╭──

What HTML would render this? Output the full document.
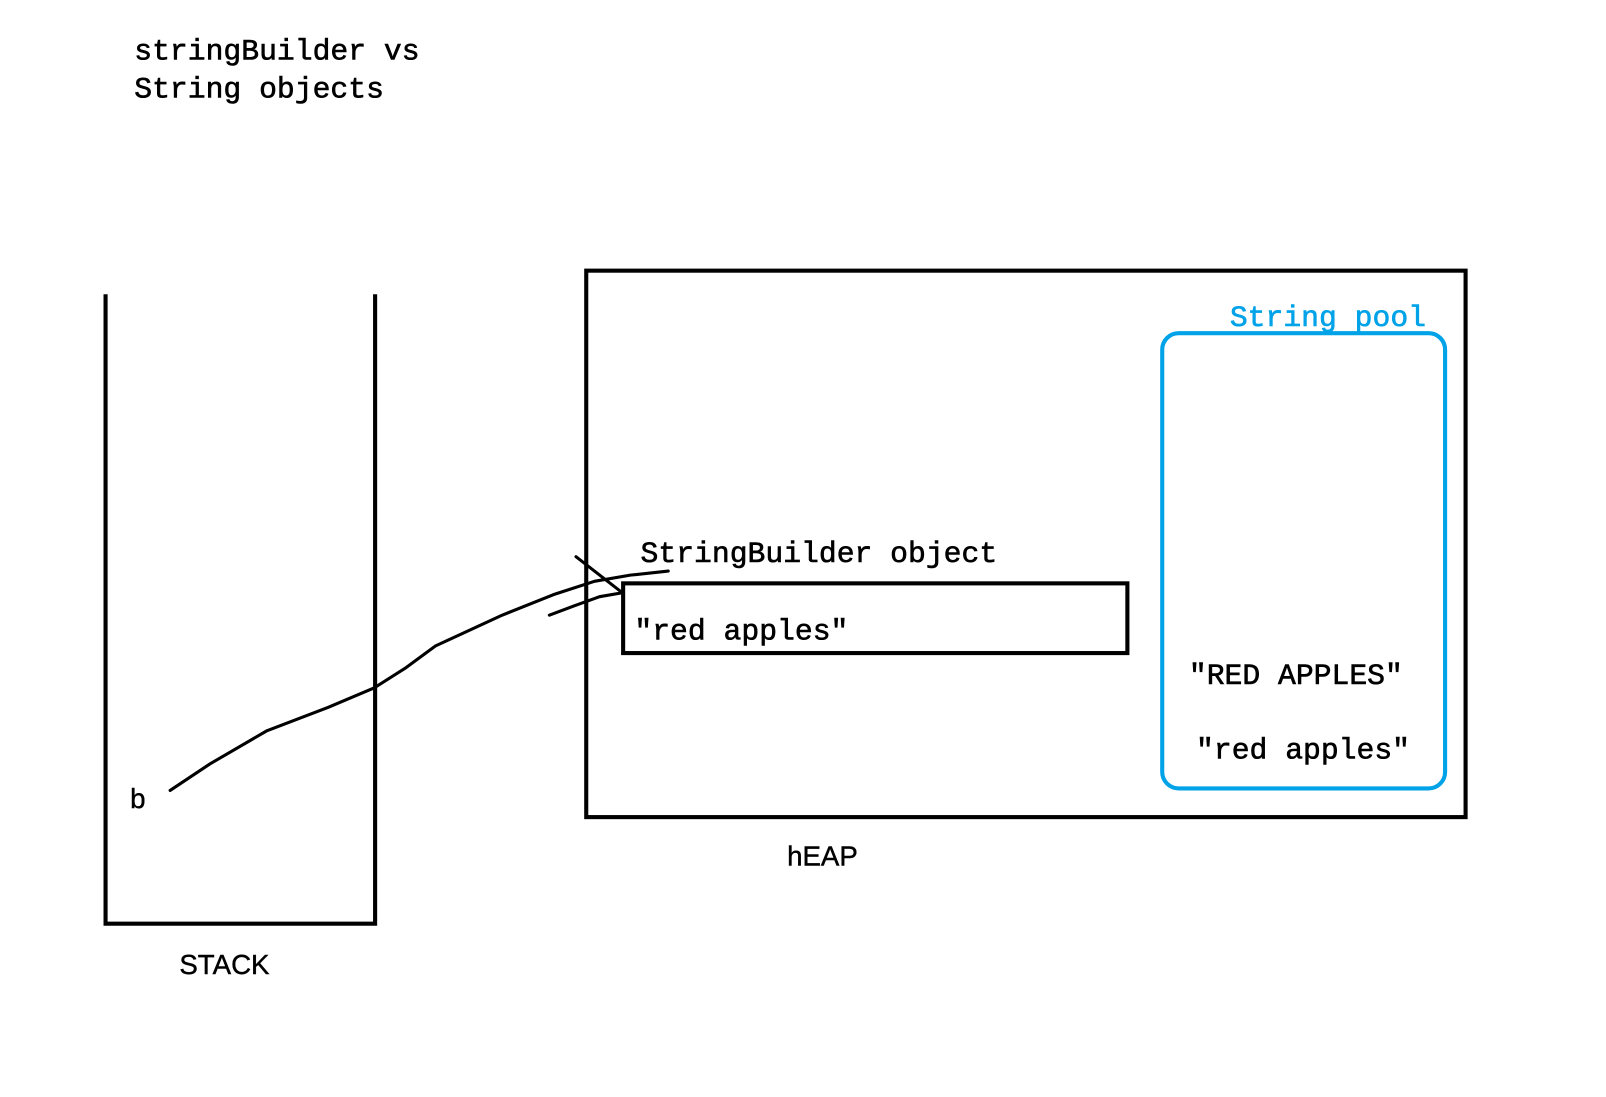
<!DOCTYPE html>
<html><head><meta charset="utf-8"><style>html,body{margin:0;padding:0;background:#fff;width:1606px;height:1097px;overflow:hidden}</style></head>
<body>
<svg width="1606" height="1097" viewBox="0 0 1567 1070" preserveAspectRatio="none" xmlns="http://www.w3.org/2000/svg">
<g font-family="Liberation Mono, monospace" font-size="29" fill="#000" stroke="#000" stroke-width="0.6">
<text x="131" y="58">stringBuilder vs</text>
<text x="131" y="95">String objects</text>
<text x="625" y="548">StringBuilder object</text>
<text x="619" y="624">"red apples"</text>
<text x="1160" y="667">"RED APPLES"</text>
<text x="1167" y="740">"red apples"</text>
<text x="1200" y="318" fill="#00a2e8" stroke="#00a2e8">String pool</text>
</g>
<g font-family="Liberation Sans, sans-serif" font-size="27" fill="#000" stroke="#000" stroke-width="0.4">
<text x="127" y="788">b</text>
<text x="175" y="950">STACK</text>
<text x="768" y="844">hEAP</text>
</g>
<g fill="none" stroke="#000" stroke-width="4">
<path d="M103 287 V901 H366 V287"/>
<rect x="572" y="264" width="858" height="533"/>
<rect x="608" y="569" width="492" height="68"/>
</g>
<rect x="1134" y="325" width="276" height="444" rx="16" fill="none" stroke="#00a2e8" stroke-width="4"/>
<g fill="none" stroke="#000" stroke-width="3" stroke-linecap="round" stroke-linejoin="round">
<path d="M166 771 L205 745 L260 713 L320 690 L365 671 L395 652 L425 630 L490 600 L540 580 L580 567 L615 561 L652 557"/>
<path d="M536 600 L560 591 L585 582 L608 578"/>
<path d="M562 543 L607 578"/>
</g>
</svg>
</body></html>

╰──

◆ **PROBLEM REQUIREMENTS**
Using the data above, write out every line exactly, leaving the images behind.

◆ **OUTPUT FOR THIS EXERCISE**
What HTML would render this? Output the full document.
<!DOCTYPE html>
<html><head><meta charset="utf-8"><style>html,body{margin:0;padding:0;background:#fff;width:1606px;height:1097px;overflow:hidden}</style></head>
<body>
<svg width="1606" height="1097" viewBox="0 0 1567 1070" preserveAspectRatio="none" xmlns="http://www.w3.org/2000/svg">
<g font-family="Liberation Mono, monospace" font-size="29" fill="#000" stroke="#000" stroke-width="0.6">
<text x="131" y="58">stringBuilder vs</text>
<text x="131" y="95">String objects</text>
<text x="625" y="548">StringBuilder object</text>
<text x="619" y="624">"red apples"</text>
<text x="1160" y="667">"RED APPLES"</text>
<text x="1167" y="740">"red apples"</text>
<text x="1200" y="318" fill="#00a2e8" stroke="#00a2e8">String pool</text>
</g>
<g font-family="Liberation Sans, sans-serif" font-size="27" fill="#000" stroke="#000" stroke-width="0.4">
<text x="127" y="788">b</text>
<text x="175" y="950">STACK</text>
<text x="768" y="844">hEAP</text>
</g>
<g fill="none" stroke="#000" stroke-width="4">
<path d="M103 287 V901 H366 V287"/>
<rect x="572" y="264" width="858" height="533"/>
<rect x="608" y="569" width="492" height="68"/>
</g>
<rect x="1134" y="325" width="276" height="444" rx="16" fill="none" stroke="#00a2e8" stroke-width="4"/>
<g fill="none" stroke="#000" stroke-width="3" stroke-linecap="round" stroke-linejoin="round">
<path d="M166 771 L205 745 L260 713 L320 690 L365 671 L395 652 L425 630 L490 600 L540 580 L580 567 L615 561 L652 557"/>
<path d="M536 600 L560 591 L585 582 L608 578"/>
<path d="M562 543 L607 578"/>
</g>
</svg>
</body></html>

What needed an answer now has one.